January 17, 2019/InvestmentOne Report
Yesterday, the National Bureau of Statistics (NBS) released the Inflation report for the month of December 2018, which showed headline inflation climb to 11.44% year-on-year (y/y), from 11.28% y/y in November 2018. This was slightly in line with our best case scenario estimate of 11.49%. The variance in our best case estimate and actual inflation figure was due to a slower than expected increase on month on month basis (0.74% actual vs 0.77% estimate).
· However, the headline inflation slowed down month-on-month (m/m) to 0.74% in December 2018 from 0.80% in November 2018. We opine that the low base effect resulting from lower m/m readings of the corresponding month in 2017 (0.59% m/m in December 2017; the lowest m/m reading in 38 months) vs 0.74% in December 2018 may have resulted to the 16bps surge in headline inflation y/y.
· Similarly, the rise in y/y change in the Food-Sub index (13.56% in December 2018 vs 13.30% in November 2018) due to the low base effect of December 2017 may have further put pressure on the upward movement of y/y headline inflation. However, the Food-Sub index declined marginally by 9bps m/m to 0.81% in December 2018..
· The Core-Sub Index was somewhat flat, slowing by only a base point to 9.77% y/y while it moderated by 18bps to 0.50% m/m. We highlight that the Core Sub Index has remained relatively flat y/y for the past five months.
· We opine that stability in the PMS price during the festive period, as well as continued stability in the Foreign Exchange (FX) market, might have supported the slow growth in Core Sub Index. This could have led to slower increase in production cost and limited the potential for significant price increase.
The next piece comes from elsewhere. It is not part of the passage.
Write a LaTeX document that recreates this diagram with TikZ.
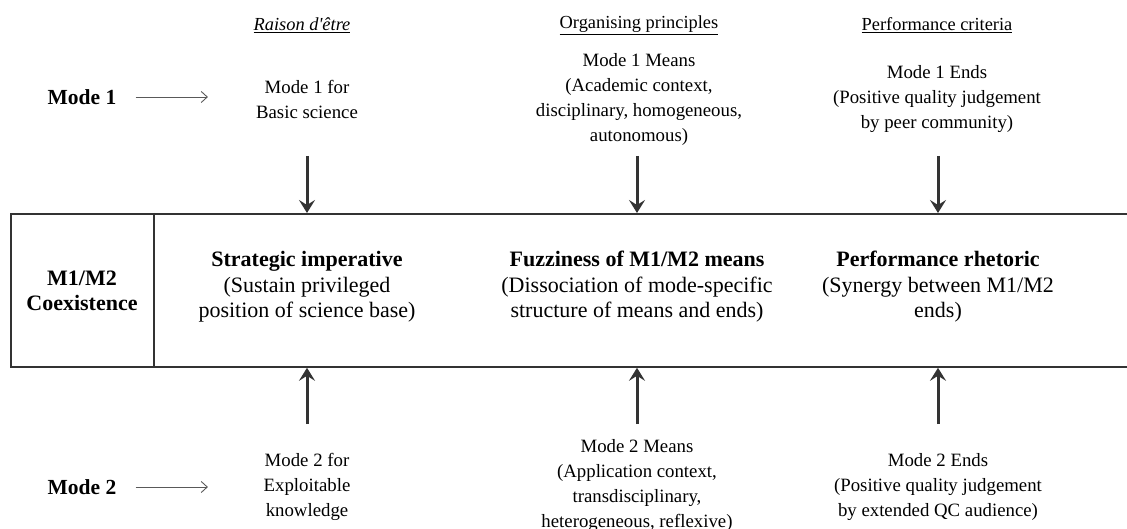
\documentclass[tikz,border=0pt]{standalone}
\usepackage{fontspec}
\setmainfont{Liberation Serif}
\newfontfamily\plainserif{Liberation Serif}
\usetikzlibrary{arrows.meta}
\begin{document}
\begin{tikzpicture}[x=1pt,y=-1pt,
  txt/.style={inner sep=0pt, align=center, font=\fontsize{18.8}{25}\selectfont},
  hdr/.style={inner sep=0pt, font=\fontsize{18.4}{22}\selectfont},
  modelabel/.style={inner sep=0pt, font=\fontsize{21.5}{25}\selectfont\bfseries},
  cell/.style={inner sep=0pt, align=center, font=\fontsize{22}{25.5}\selectfont},
  frame/.style={draw=black!80, line width=1.8pt},
  bigarrow/.style={draw=black!80, line width=3pt,
    -{Stealth[length=13pt,width=16pt,inset=5pt]}},
  thinarrow/.style={draw=black!65, line width=0.9pt,
    -{Straight Barb[length=6pt,width=11pt]}}
]
\useasboundingbox (0,0) rectangle (1127,529);
\clip (0,0) rectangle (1127,529);

% column headings
\node[hdr] (h1) at (302,25) {\underline{\plainserif\itshape Raison d'être}};
\node[hdr] (h2) at (639,25) {\underline{Organising principles}};
\node[hdr] (h3) at (937,25) {\underline{Performance criteria}};

% mode labels
\node[modelabel] (m1) at (82,97) {Mode 1};
\node[modelabel] (m2) at (82,487) {Mode 2};

% Mode 1 texts
\node[txt] (t1) at (307,99) {Mode 1 for\\Basic science};
\node[txt] (t2) at (639,99.5) {Mode 1 Means\\(Academic context,\\disciplinary, homogeneous,\\autonomous)};
\node[txt] (t3) at (937,99) {Mode 1 Ends\\(Positive quality judgement\\by peer community)};

% Mode 2 texts
\node[txt] (b1) at (307,487) {Mode 2 for\\Exploitable\\knowledge};
\node[txt] (b2) at (637,486) {Mode 2 Means\\(Application context,\\transdisciplinary,\\heterogeneous, reflexive)};
\node[txt] (b3) at (938,487) {Mode 2 Ends\\(Positive quality judgement\\by extended QC audience)};

% central band
\node[frame, minimum width=1140pt, minimum height=153pt, anchor=north west, inner sep=0pt]
  (box) at (10,213) {};
\draw[frame] (154,213) coordinate (divtop) -- (divtop |- box.south);
\node[cell] (coex) at (82,291) {\bfseries M1/M2\\\bfseries Coexistence};
\node[cell] (c1) at (307,287) {\textbf{Strategic imperative}\\(Sustain privileged\\position of science base)};
\node[cell] (c2) at (637,287) {\textbf{Fuzziness of M1/M2 means}\\(Dissociation of mode-specific\\structure of means and ends)};
\node[cell] (c3) at (938,287) {\textbf{Performance rhetoric}\\(Synergy between M1/M2\\ends)};

% thin arrows from the mode labels
\draw[thinarrow] ([xshift=19pt]m1.east) -- ([xshift=-48pt]m1.east -| t1.west);
\draw[thinarrow] ([xshift=19pt]m2.east) -- ([xshift=-48pt]m2.east -| t1.west);

% thick arrows into the band
\coordinate (u1) at (307,156);
\coordinate (u2) at (637,156);
\coordinate (u3) at (938,156);
\coordinate (d1) at (307,424);
\coordinate (d2) at (637,424);
\coordinate (d3) at (938,424);
\foreach \p in {u1,u2,u3} \draw[bigarrow] (\p) -- (\p |- box.north);
\foreach \p in {d1,d2,d3} \draw[bigarrow] (\p) -- (\p |- box.south);
\end{tikzpicture}
\end{document}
· Going forward, we believe inflationary pressures will be driven by election spending, conflicts in the Northern region disrupting food supply and the implementation of the N9.12trillion 2018 budget. In the same vein, possible rise in minimum wage may cause a spike in general price levels in the near term.
· On the other hand, we expect government to remain committed to sustaining adequate supply while maintaining the official PMS price at N145 per litre, as this may have some effect on the current administration’s reelection bid in 2019.
· As a result of these inflationary pressures, we believe the Monetary Policy Committee (MPC) may maintain the MPR at 14% during its meeting next week. Nonetheless, we could see the MPC continue its tightening stance in the near term by maintaining the frequency of its Open Market Operations (OMO) auctions. This could help to reduce inflation pressures, albeit negative for economic growth in the near term.